Hyperbolic Geometry of Kuramoto Oscillator Networks

Kuramoto oscillator networks have the special property that their trajectories are constrained to lie on the (at most) 3D orbits of the Möbius group acting on the state space T^N (the N-fold torus). This result has been used to explain the existence of the N-3 constants of motion discovered by Watanabe and Strogatz for Kuramoto oscillator networks. In this work we investigate geometric consequences of this Möbius group action. The dynamics of Kuramoto phase models can be further reduced to 2D reduced group orbits, which have a natural geometry equivalent to the unit disk Δ with the hyperbolic metric. We show that in this metric the original Kuramoto phase model (with order parameter Z_1 equal to the centroid of the oscillator configuration of points on the unit circle) is a gradient flow and the model with order parameter iZ_1 (corresponding to cosine phase coupling) is a completely integrable Hamiltonian flow.
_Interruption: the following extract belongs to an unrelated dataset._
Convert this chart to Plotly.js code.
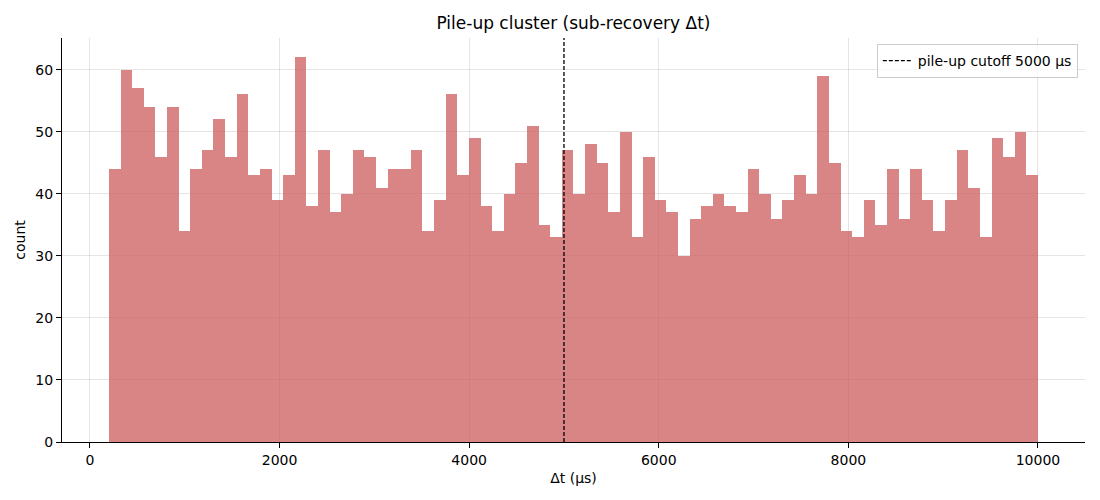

We give necessary and sufficient conditions for general Kuramoto phase models to be gradient or Hamiltonian flows in this metric. This allows us to identify several new infinite families of hyperbolic gradient or Hamiltonian Kuramoto oscillator networks which therefore have simple dynamics with respect to this geometry. We prove that for the Z_1 model, a generic 2D reduced group orbit has a unique fixed point corresponding to the hyperbolic barycenter of the oscillator configuration, and therefore the dynamics are equivalent on different generic reduced group orbits. This is not always the case for more general hyperbolic gradient or Hamiltonian flows; the reduced group orbits may have multiple fixed points, which also may bifurcate as the reduced group orbits vary.